Батлер что-то ответила, но настоящего ответа у нее на было. Это очень понравилось Джонсу — Батлер получила от него много деловых предложений и, прежде всего, предложение написать о нем книгу. Эти предложения Батлер отклонила, но и от мысли писать про Народный Храм тоже отказалась — она теперь часами беседовала по телефону с Джонсом, объясняя ему, что не может же один человек нести бремя, помогая такому множеству подопечных, что и ему самому нужна поддержка, иначе он, как часто бывает с вождями, окажется в изоляции…

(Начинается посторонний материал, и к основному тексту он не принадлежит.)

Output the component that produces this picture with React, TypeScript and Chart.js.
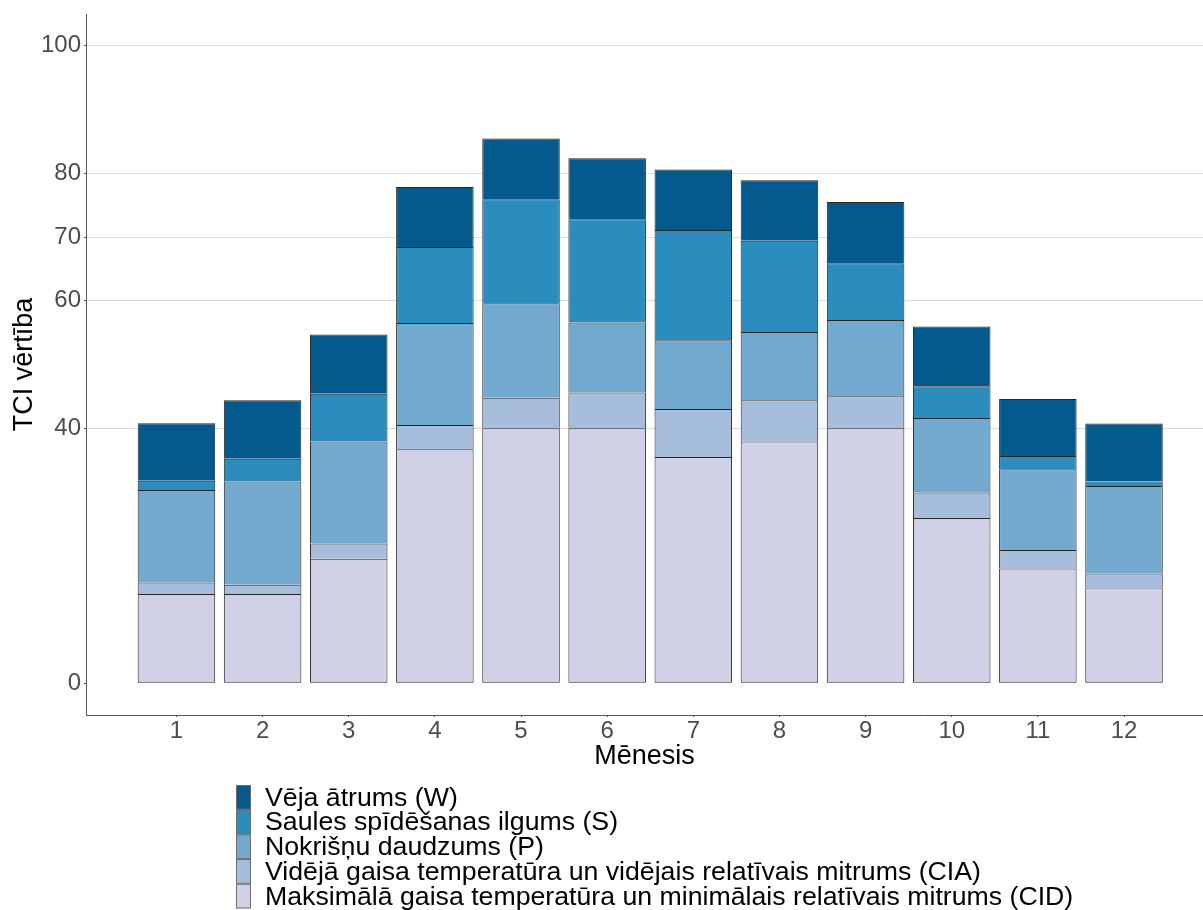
import React, { useEffect, useRef } from 'react';
import { Chart, registerables } from 'chart.js';

Chart.register(...registerables);

// ---- Data ----
const months = [1, 2, 3, 4, 5, 6, 7, 8, 9, 10, 11, 12];

const cidValues = [14.0, 14.0, 19.5, 36.7, 40.0, 40.0, 35.5, 37.9, 40.0, 25.9, 18.0, 15.0];
const ciaValues = [1.8, 1.45, 2.4, 3.8, 4.8, 5.6, 7.5, 6.5, 5.0, 4.0, 2.9, 2.2];
const pValues = [14.5, 16.2, 16.0, 16.0, 14.8, 11.0, 10.8, 10.7, 12.0, 11.7, 12.65, 13.75];
const sValues = [1.45, 3.55, 7.5, 11.95, 16.35, 16.2, 17.3, 14.3, 8.9, 5.0, 2.1, 0.7];
const wValues = [9.05, 9.2, 9.3, 9.4, 9.5, 9.55, 9.5, 9.5, 9.6, 9.35, 8.95, 9.1];

const seriesLabels = [
  'Maksimālā gaisa temperatūra un minimālais relatīvais mitrums (CID)',
  'Vidējā gaisa temperatūra un vidējais relatīvais mitrums (CIA)',
  'Nokrišņu daudzums (P)',
  'Saules spīdēšanas ilgums (S)',
  'Vēja ātrums (W)',
];
const seriesValues = [cidValues, ciaValues, pValues, sValues, wValues];
const seriesColors = ['#d0d1e6', '#a6bddb', '#74a9cf', '#2b8cbe', '#045a8d'];

const yTickValues = [0, 40, 60, 70, 80, 100];

const xTitle = 'Mēnesis';
const yTitle = 'TCI vērtība';

const FONT = '"Liberation Sans", Arial, sans-serif';

const stackLegend = {
  id: 'stackLegend',
  afterDraw(chart: any) {
    const ctx = chart.ctx;
    const ds = chart.data.datasets;
    const x0 = 236;
    const y0 = 785;
    const kw = 15;
    const rh = 24.7;
    ctx.save();
    ctx.font = `26.7px ${FONT}`;
    ctx.textBaseline = 'middle';
    ctx.textAlign = 'left';
    for (let i = 0; i < ds.length; i++) {
      const d = ds[ds.length - 1 - i];
      const y = y0 + i * rh;
      ctx.fillStyle = d.backgroundColor;
      ctx.fillRect(x0, y, kw, rh);
      ctx.strokeStyle = '#6e6e6e';
      ctx.lineWidth = 1;
      ctx.strokeRect(x0 + 0.5, y + 0.5, kw - 1, rh - 1);
      ctx.fillStyle = '#000000';
      ctx.fillText(d.label, 265, y + rh / 2 + 1);
    }
    ctx.restore();
  },
};

export default function App() {
  const canvasRef = useRef<HTMLCanvasElement | null>(null);

  useEffect(() => {
    if (!canvasRef.current) return;
    const chart = new Chart(canvasRef.current, {
      type: 'bar',
      data: {
        datasets: seriesLabels.map((label, i) => ({
          label,
          data: months.map((m, j) => ({ x: m, y: seriesValues[i][j] })),
          backgroundColor: seriesColors[i],
          borderColor: '#262626',
          borderWidth: 1,
          borderSkipped: i === 0 ? false : 'start',
          categoryPercentage: 1,
          barPercentage: 0.9,
        })),
      },
      options: {
        animation: false,
        responsive: false,
        devicePixelRatio: 1,
        layout: { padding: { top: 14, right: 0, left: 0, bottom: 0 } },
        plugins: {
          legend: { display: false },
          tooltip: { enabled: false },
        },
        scales: {
          x: {
            type: 'linear',
            stacked: true,
            offset: false,
            min: -0.05,
            max: 12.917,
            afterBuildTicks: (s: any) => {
              s.ticks = months.map((v) => ({ value: v }));
            },
            afterFit: (s: any) => {
              s.height = 195;
              s.paddingLeft = 0;
              s.paddingRight = 0;
            },
            grid: {
              offset: false,
              drawOnChartArea: false,
              drawTicks: true,
              tickLength: 2,
              tickColor: '#595959',
            },
            border: { display: true, color: '#595959', width: 1 },
            ticks: {
              padding: 0,
              color: '#4d4d4d',
              font: { family: FONT, size: 24 },
              maxRotation: 0,
              autoSkip: false,
            },
            title: {
              display: true,
              text: xTitle,
              color: '#000000',
              font: { family: FONT, size: 27 },
              padding: { top: 0, bottom: 137 },
            },
          },
          y: {
            stacked: true,
            min: -5,
            max: 105,
            afterBuildTicks: (s: any) => {
              s.ticks = yTickValues.map((v) => ({ value: v }));
            },
            afterFit: (s: any) => {
              s.width = 86;
              s.paddingTop = 0;
              s.paddingBottom = 0;
            },
            grid: {
              offset: false,
              color: (c: any) => (c.tick && c.tick.value === 0 ? 'rgba(0,0,0,0)' : '#dcdcdc'),
              tickColor: '#595959',
              tickLength: 2,
              lineWidth: 1,
            },
            border: { display: true, color: '#595959', width: 1 },
            ticks: {
              padding: 3,
              color: '#4d4d4d',
              font: { family: FONT, size: 24 },
            },
            title: {
              display: true,
              text: yTitle,
              color: '#000000',
              font: { family: FONT, size: 27 },
              padding: { top: 8, bottom: 0 },
            },
          },
        },
      } as any,
      plugins: [stackLegend],
    });
    return () => chart.destroy();
  }, []);

  return (
    <div style={{ position: 'fixed', left: 0, top: 0, width: 1203, height: 910, background: '#ffffff' }}>
      <canvas ref={canvasRef} width={1203} height={910} style={{ width: 1203, height: 910, display: 'block' }} />
    </div>
  );
}
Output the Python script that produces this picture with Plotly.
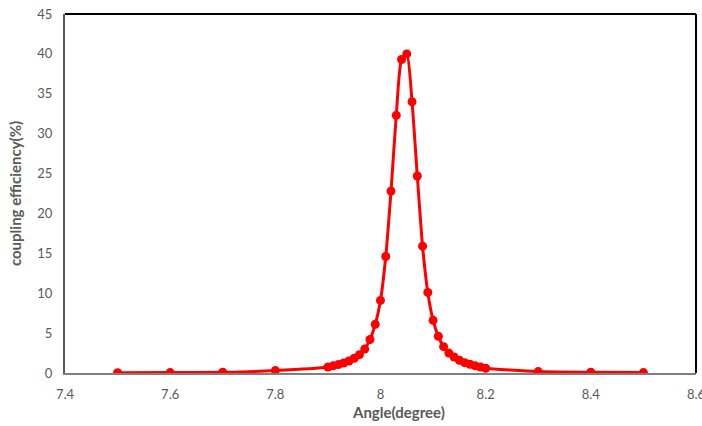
import plotly.graph_objects as go

angle = [7.5, 7.6, 7.7, 7.8, 7.9, 7.91, 7.92, 7.93, 7.94, 7.95, 7.96, 7.97, 7.98, 7.99,
         8.00, 8.01, 8.02, 8.03, 8.04, 8.05, 8.06, 8.07, 8.08, 8.09, 8.10, 8.11, 8.12,
         8.13, 8.14, 8.15, 8.16, 8.17, 8.18, 8.19, 8.20, 8.3, 8.4, 8.5]
efficiency = [0.03, 0.05, 0.1, 0.3, 0.75, 0.9, 1.05, 1.25, 1.5, 1.85, 2.3, 3.0, 4.2, 6.1,
              9.1, 14.6, 22.8, 32.3, 39.3, 40.0, 34.0, 24.7, 15.9, 10.1, 6.6, 4.6, 3.3,
              2.5, 2.0, 1.6, 1.3, 1.1, 0.9, 0.75, 0.6, 0.18, 0.09, 0.05]

x_ticks = [7.4, 7.6, 7.8, 8.0, 8.2, 8.4, 8.6]
x_tick_labels = ["7.4", "7.6", "7.8", "8", "8.2", "8.4", "8.6"]
y_ticks = [0, 5, 10, 15, 20, 25, 30, 35, 40, 45]

FONT = "Lato, 'Open Sans', sans-serif"
GRAY = "#595959"

fig = go.Figure()
fig.add_trace(go.Scatter(
    x=angle, y=efficiency, mode="lines+markers",
    line=dict(color="#ff0000", width=3, shape="spline", smoothing=0.6),
    marker=dict(color="#ff0000", size=9),
    showlegend=False,
))

fig.update_layout(
    width=702, height=426,
    margin=dict(l=65, r=6, t=14, b=53),
    paper_bgcolor="white", plot_bgcolor="white",
    font=dict(family=FONT, color=GRAY, size=13),
    xaxis=dict(range=[7.4, 8.6], tickvals=x_ticks, ticktext=x_tick_labels,
               showgrid=False, zeroline=False, showline=True, linecolor="#7f7f7f",
               linewidth=2, ticks="", ticklabelstandoff=8, ticklabeloverflow="allow",
               automargin=False,
               tickfont=dict(family=FONT, color=GRAY, size=13)),
    yaxis=dict(range=[0, 45], tickvals=y_ticks,
               showgrid=False, zeroline=False, showline=True, linecolor="#595959",
               linewidth=2, ticks="", ticklabelstandoff=8, automargin=False,
               tickfont=dict(family=FONT, color=GRAY, size=13),
               title=dict(text="<b>coupling efficiency(%)</b>",
                          font=dict(family=FONT, color=GRAY, size=15), standoff=12)),
    shapes=[
        dict(type="line", xref="paper", yref="paper", x0=0, x1=1, y0=1, y1=1,
             line=dict(color="black", width=2)),
        dict(type="line", xref="paper", yref="paper", x0=1, x1=1, y0=0, y1=1,
             line=dict(color="black", width=2)),
    ],
    annotations=[
        dict(text="<b>Angle(degree)</b>", xref="paper", yref="paper",
             x=(398 - 65) / (702 - 65 - 6), y=-(412 - 373) / 359,
             xanchor="center", yanchor="middle",
             showarrow=False, font=dict(family=FONT, color=GRAY, size=15)),
    ],
)

fig.write_html("out.html")
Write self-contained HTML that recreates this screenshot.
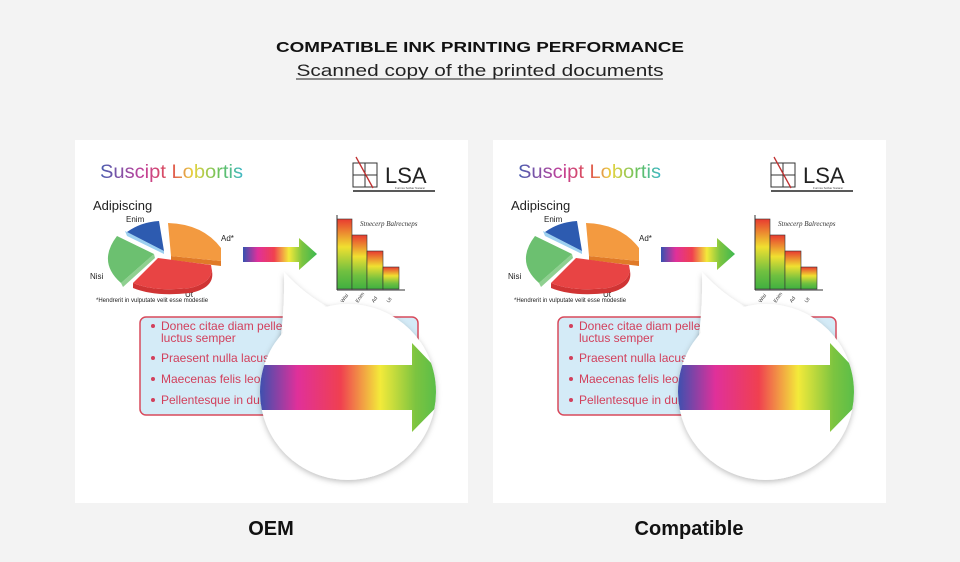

От своего увлечения Батлер излечивалась постепенно и, когда узнала о трагедии, то оплакивала не только Джонса, которого знала, но и его неудачу с Джонстауном — о последнем, по ее словам, единственный уцелевший сын Джонса сказал, что это начинание свидетельствовало как о гениальности, так и о паранойе отца. И Батлер, думая об этом человеке, лежащем мертвым в своей земле обетованной в окружении 260 маленьких детей, пишет, что ответ на вопросы Джонса по поводу существования бога представляется ей еще более ненаходимым, чем когда-либо. И, добавлю от себя, пока такие вот «незрячие» журналисты и люди имеются в наличии (ей было сперва мало, скажем, того объявления об исцелениях, которое цитировалось выше, а в итоге оказалось мало сотен трупов, чтобы раскусить Джонса), новые Джонсы могут смело смотреть в грядущее — им конца не будет…
Под микроскопом
Все, что случилось с Джонсом и его экспериментом, так ужасно закончившимся, кажется мне во всех своих основных чертах сходным с тем, что мне, как китаеведу, известно о Китае под властью Мао Цзэдуна. К сожалению, незнание кхмерского языка и труднодоступность сведений лишают меня права на полное уподобление рассмотренной выше социальной клеточки, пораженной «болезнью Джонса», с другим заболевшим обществом — с Кампучией, по поводу которой я приведу лишь одно свидетельство, последние строки которого не кажутся мне ни полемическим приемом, ни преувеличением. Вот что писал в «Правде» от 12 марта 1979 года Рок Самай, генсек ЦК Единого фронта Национального спасения Кампучии:
«В Кампучии в живых осталось всего два врача. Тяжелое положение у нас и с техническими кадрами, учеными, учителями, квалифицированными рабочими. Из строя были выведены все предприятия и почти вся сельскохозяйственная техника. Пропекинская клика „строителей нового мира“ уничтожила библиотеки и кинотеатры, театры, школы и вузы. Были „ликвидированы“ жизненно важные в любом государстве общественный транспорт, средства связи, телевидение, а также банковские учреждения, рынки, вообще товарноденежное обращение… Главный удар был обрушен на города, на интеллигенцию, на культуру и прекрасные традиции нашего народа.
Свыше 3 миллионов жителей Пномпеня и других городов были принудительно выселены в деревни и загнаны в так называемые трудовые бригады — разновидность концлагерей. Много людей погибло в пути либо потом от голода, болезней или было просто физически уничтожено. Эти чудовищные преступления демагогически прикрывались лозунгами „социалистической революции“, „полного уничтожения классов и социальных пережитков“. Варварский эксперимент клика Пол Пота — Иенг Сари проводила в основном над трудящимися города, в том числе и пролетариата, от имени которого она якобы выступала.